Aurofilio Schiavina, Pondicherry resident and member of a citizen’s action group PondiCan, says developing sailing helps ensure that everyone benefits from the new money and new interest in the region. “We saw it with surfers,” he says. “Kids of local fishermen took it up four years ago and are now part of a global community of surfers. There are no caste or social barriers. We want that with sailing.”

In Navi Mumbai, coach Malav Shroff competed in the Olympics in 2004. There are plans to train tribal Agri and Koli youngsters who already spend time on the water. Bhopal’s sailing school is showing results. Tomar is among a few who have been winning national championships.
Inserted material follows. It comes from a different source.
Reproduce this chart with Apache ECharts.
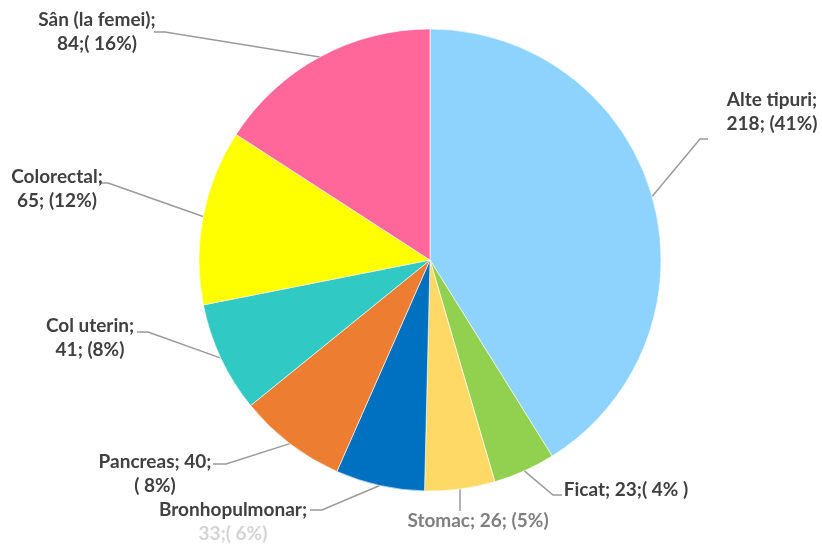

Sailors practising for an event in Mumbai in 2009. It’s still expensive to own your own sailboat, says Aquasail’s Shakeel Kudrolli. “To win at the Olympics we need at least 1 million sailors, not the handful we have.” (HT File Photo)

There are rough waters ahead before India takes to sailing in any significant way. “To win at the Olympics we need at least 1 million sailors, not the handful we have,” says Aquasail’s Kudrolli. “Around the world, competitive sailing makes up just 2% of the activity, the rest is leisure sailing, people on sailboats with families and friends.”

He believes we’ll make more sailors with commerce than competitive training. “It’s still expensive to own your own sailboat,” he says referring to prices for a beginner-level vessel that start at Rs 1 lakh. “But corporate lessons and weekend classes get more people to experience what so many generations haven’t.”

If you can afford a boat, there are infrastructure issues. In the Mumbai harbour, there’s barely any place to moor it. Our coasts lack basic development, let alone full-fledged marinas. There’s also the stubborn misconception that a sailboat is luxury party yacht. “So many people want to drink on a boat,” says Kudrolli.